Toda criança passa por aquele fatídico momento da vida no qual é preciso abrir mão das “rodinhas” e começar a encarar a bicicleta como ela realmente é: um brinquedo de duas rodas, instável e sem apoios, que demanda mais equilíbrio do que os poucos anos de idade podem proporcionar.
É aí que começa a saga do cai e levanta. Você rala o joelho, quebra o braço, a abandona por algumas semanas e assim que se recupera, retoma as tentativas de aprendizado, porque sabe que os machucados uma hora saram e que uma volta gloriosa pelo quarteirão, compensa até a dor do Merthiolate.
Quando crescemos e o que temos que encarar é a vida, as coisas ficam mais difíceis. Levantar após um tombo daqueles demanda certo tempo, assim como as feridas, principalmente as mais profundas, não cicatrizam mais com tanta facilidade.
O problema é que a dor passa de instrumento de motivação para justificativa de covardia. As tentativas diminuem gradativamente após cada queda, até o momento em que você passa a acreditar que a volta no quarteirão simplesmente não vale mais a pena, mesmo que dessa vez ela seja do tipo que se dá com os pés no chão e de mãos dadas.
Passamos a nos poupar das situações que podem ser dolorosas em algum momento, sem nos darmos conta de que essa economia de nós mesmos torna a vida apenas uma sobrevida.
E que graça tem viver anos a fio, sem poder andar de bicicleta, por não ter tido determinação e coragem o suficiente para aprender? Ou melhor, que graça tem uma vida cheia de segurança, mas vazia de amor? Que histórias você vai contar? Quais cicatrizes irá mostrar para os seus netos, se viver se poupando dos tombos? Como vai saber se algo vale ou não a pena, se não se der ao menos uma chance de tentar?
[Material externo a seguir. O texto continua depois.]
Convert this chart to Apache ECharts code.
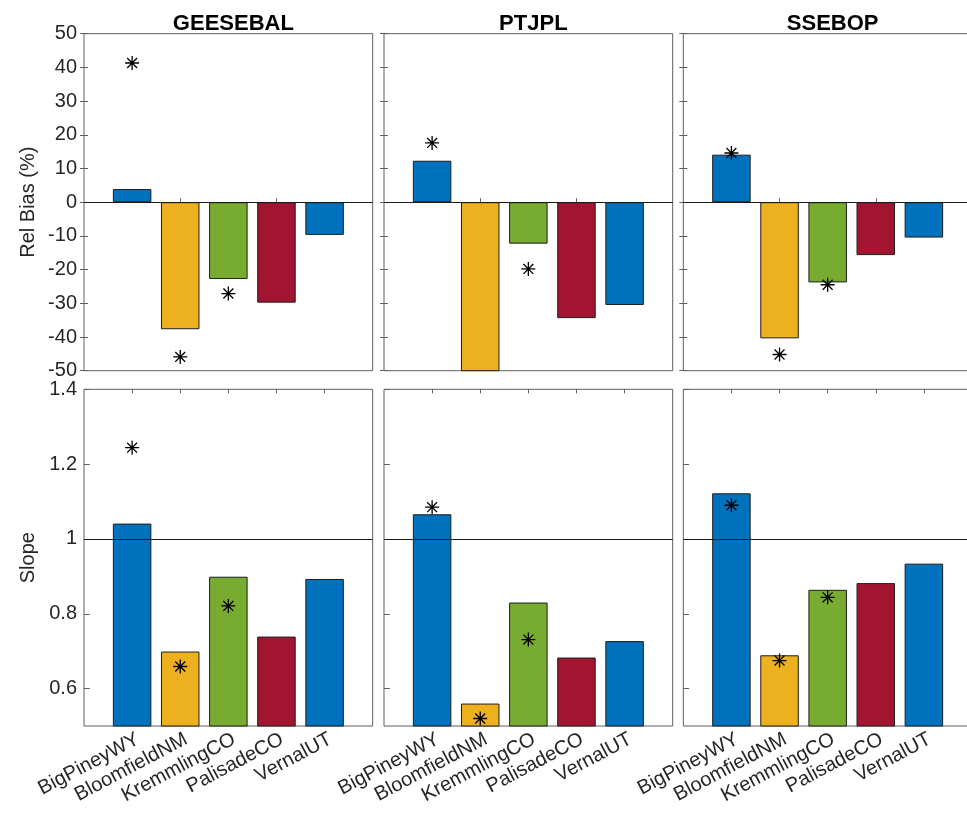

Sabe aquela velha frase do Lulu sobre “se permitir”? Pois é sobre ela que sugiro que reflita e se motive a trazer a tona sua criança interior. Aquela cheia de coragem e que não se intimidava com as consequências do caminho, se o prazer a ser alcançado fosse maior. Porque enquanto crianças, somos destemidos e dispostos a sair por aí arriscando, despidos de medos e pudores. Mas conforme envelhecemos, nossos medos se tornam nossa sombra, nos impedindo de enxergar que só pode amar de novo, aquele que não ansiar pelo amanhã.
Por isso, tente deixar os temores em casa, equilibre-se e persista no que pode te fazer realmente feliz. Não há nenhum risco de morrer de amor ou por falta dele e disso você sabe, afinal, quantas vezes não achou que isso aconteceria e saiu vivo? Todo relacionamento tem apenas duas possibilidades: acabar ou durar para sempre, e as duas são igualmente assustadoras, a meu ver. Mas mais assustador ainda é não lhe dar a oportunidade de ser o que foi destinada a, por medo de tentar de novo e assim, desperdiçar a vida dia após dia.
E vida desperdiçada meu amigo, não há Merthiolate que cure.